Now, despite all the Revisionist Historians, those were the events that started the Cold War. We were disarmed. It was not until 1950 that we began to build up our own forces in any significant fashion. So, in a sense we'd been picking up the pieces of that disastrous demobilization ever since.

Indochina in relation to the U.S.'s uneasy relationship with France

Interviewer:
Could you tie that in for us, and would you give me the second focal shot? Could you tie that in for us then, with the United States trying to put pressure on France and yet needing to keep a strong Western Europe in the face of these pressures?
Rusk:
At the end of World War Two the British chiefs of staff and Mr. Churchill were the executive agents for the combined chiefs of staff, and for the U.S. and Amer and British governments. Ah, the United States government at the end of the war became totally preoccupied with arrangements for the surrender of Germany, the occupation of Germany, the surrender of Japan and all those problems. So that under Mr. Churchill's guidance, despite the attitudes of Franklin Roosevelt during the good part of World War Two, the great colonial areas of Asia did not emerge immediately as independent nations.
The British came back to India, Burma, Malaya, the French came back to Indochina, the Dutch came back to Indonesia. So that our relationship to that part of the world consisted mainly in encouraging the move of the British government for independence for India, Burma, Malaya, for working out the very difficult problems between the Dutch and Indonesia, and, uh to some extent, an interest in Indochina.

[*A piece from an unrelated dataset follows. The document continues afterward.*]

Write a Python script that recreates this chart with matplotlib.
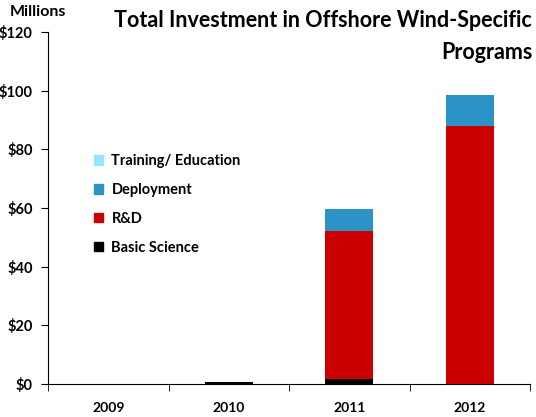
import matplotlib.pyplot as plt
import numpy as np
from matplotlib.patches import Patch

plt.rcParams['font.family'] = ['Lato', 'DejaVu Sans']

years = ['2009', '2010', '2011', '2012']
basic_science = [0.0, 0.7, 1.7, 0.0]
rnd = [0.0, 0.0, 50.5, 88.0]
deployment = [0.0, 0.0, 7.3, 10.5]
training = [0.0, 0.0, 0.3, 0.0]

series = [('Basic Science', basic_science, '#000000'),
          ('R&D', rnd, '#CC0000'),
          ('Deployment', deployment, '#2B93C6'),
          ('Training/ Education', training, '#99E5FF')]

fig = plt.figure(figsize=(5.36, 4.17), dpi=100)
ax = fig.add_axes([0.0896, 0.0791, 0.8992, 0.8442])

x = np.arange(len(years))
bottom = np.zeros(len(years))
for name, vals, col in series:
    ax.bar(x, vals, width=0.4, bottom=bottom, color=col, linewidth=0)
    bottom += np.array(vals)

ax.set_xlim(-0.5, 3.5)
ax.set_ylim(0, 120)
ax.set_yticks(np.arange(0, 121, 20))
ax.set_yticklabels(['$%d' % v for v in range(0, 121, 20)], fontweight='bold', fontsize=10.5)
ax.set_xticks(x)
ax.set_xticklabels(years, fontweight='bold', fontsize=10)
ax.tick_params(axis='x', length=0, pad=13)
ax.set_xticks(np.arange(-0.5, 3.6, 1), minor=True)
ax.tick_params(axis='x', which='minor', length=5, direction='out')
ax.tick_params(axis='y', length=5, direction='out', pad=6)
ax.spines['top'].set_visible(False)
ax.spines['right'].set_visible(False)

fig.text(0.018, 0.971, 'Millions', fontsize=11.5, fontweight='bold', va='center')
fig.text(0.993, 0.952, 'Total Investment in Offshore Wind-Specific',
         fontsize=15.5, fontweight='bold', ha='right', va='center')
fig.text(0.993, 0.873, 'Programs',
         fontsize=15.5, fontweight='bold', ha='right', va='center')

handles = [Patch(color=c, label=n) for n, v, c in series[::-1]]
ax.legend(handles=handles, loc='upper left', bbox_to_anchor=(0.068, 0.69),
          frameon=False, prop={'weight': 'bold', 'size': 10.5},
          handlelength=0.6, handleheight=0.6, handletextpad=0.6, labelspacing=1.02)

fig.savefig('out.png', dpi=100)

But the French were not really ready to invite us to take much of a part in the Indochina problem.
You see, very shortly we became involved in the construction of the Marshall Plan and of NATO. Western Europe was the great issue before all of us at that time. And, ah, the role of France was critical both in the Marshall Plan and in NATO. So that ah we on the one side wanted to work very closely with France. And we knew that the aid we were giving to France was being used in part to support their position in Indochina.
But at the same time we knew instinctively that their then relationship in Indochina could not last. That it was too late in history for that. So, we tried our best to persuade the French to um come to a political settlement with the three nations of Indochina, comparable to the way the British and the Dutch had handled their relations in their former colonies.
And, but um, we did not press the French unduly, because we wanted to keep close relationships with France for the Marshall Plan and NATO, and we did not want to put such pressure on France as to cause them simply to say "All right, this is your, this is for you, this is in your basket, you take care of it."
Because, we did not want to take responsibility for for that far-off place, under those circumstances. So um, for some years there, we had a rather uneasy relationship with France, helping them on the one side, pressing them to move toward a political settlement with the governments and the peoples of those three Indochinese countries.
Interviewer:
Continuing the thought... close shot... Go on... what are the changes that leads to the May 1, 1950 decision by President...
TONE
Interviewer:
In effect this happens before the Korean War breaks out, so that what are the factors that lead to that first decision to give directly aid to Indochina?
Rusk:
By that time, by May, 1950, the French seemed to be ready to accept some kind of political organism there in Indochina, and we thought that by giving aid directly to those uh associated states, that we thought we could not only do something worthwhile from the point of view of ah, human beings development, that kind of thing, human needs, but also could give a little encouragement to the notion that these states were indeed to become members of the community of nations.
Now at that time there was some skepticism on the part of the French about just how we'd channel such aid and how we, for what purposes it was being given. So it was a continuing part of that uneasy relationship that we had with France uh during the period uh say up to 1950.
Interviewer:
What were the differences in the American goals for this aid and the French goals?
Rusk:
You see, France had gone through a deeply traumatic experience in 1940, and any patriotic Frenchman who'd lived through that period must have come out of the war with a deep and passionate feeling about restoring the position and the self-respect and the public morale of France.
Before the war, France'd been an empire, and a these overseas representations of French presence, French power, French influence were I suspect, unusually important to them given the circumstances of their defeat in World War Two. So there were a good many of those sentiments around.
But I think the there were many in France also who could see the handwriting on the wall, they could see what was happening in the rest of Asia, in these great colonial areas. Uhm, and it, they knew that somehow the time to wind up was coming. We tried to get the French to understand that if they were to move boldly and simply to give independence to these three nations, that the French presence would still be the most important external presence in these three countries, as the presence of the Dutch turned out to be in Indonesia, and the presence of the British in India.
Ah, but ah the French were skeptical about that, you see I think there were a good many among the French who somehow had a ah incorrect but rather sneaky idea that somehow the United States was trying to replace them in Indochina. That was the last thing on our minds. We had a basketful, we didn't...need to think about such considerations. So it was it was not easy in the succession of French governments there were relatively weak politically, they were on narrow edges, and uhm, the question was how far a French government could go and remain in power. Uh, given the fragile and turbulent internal political situation in France itself.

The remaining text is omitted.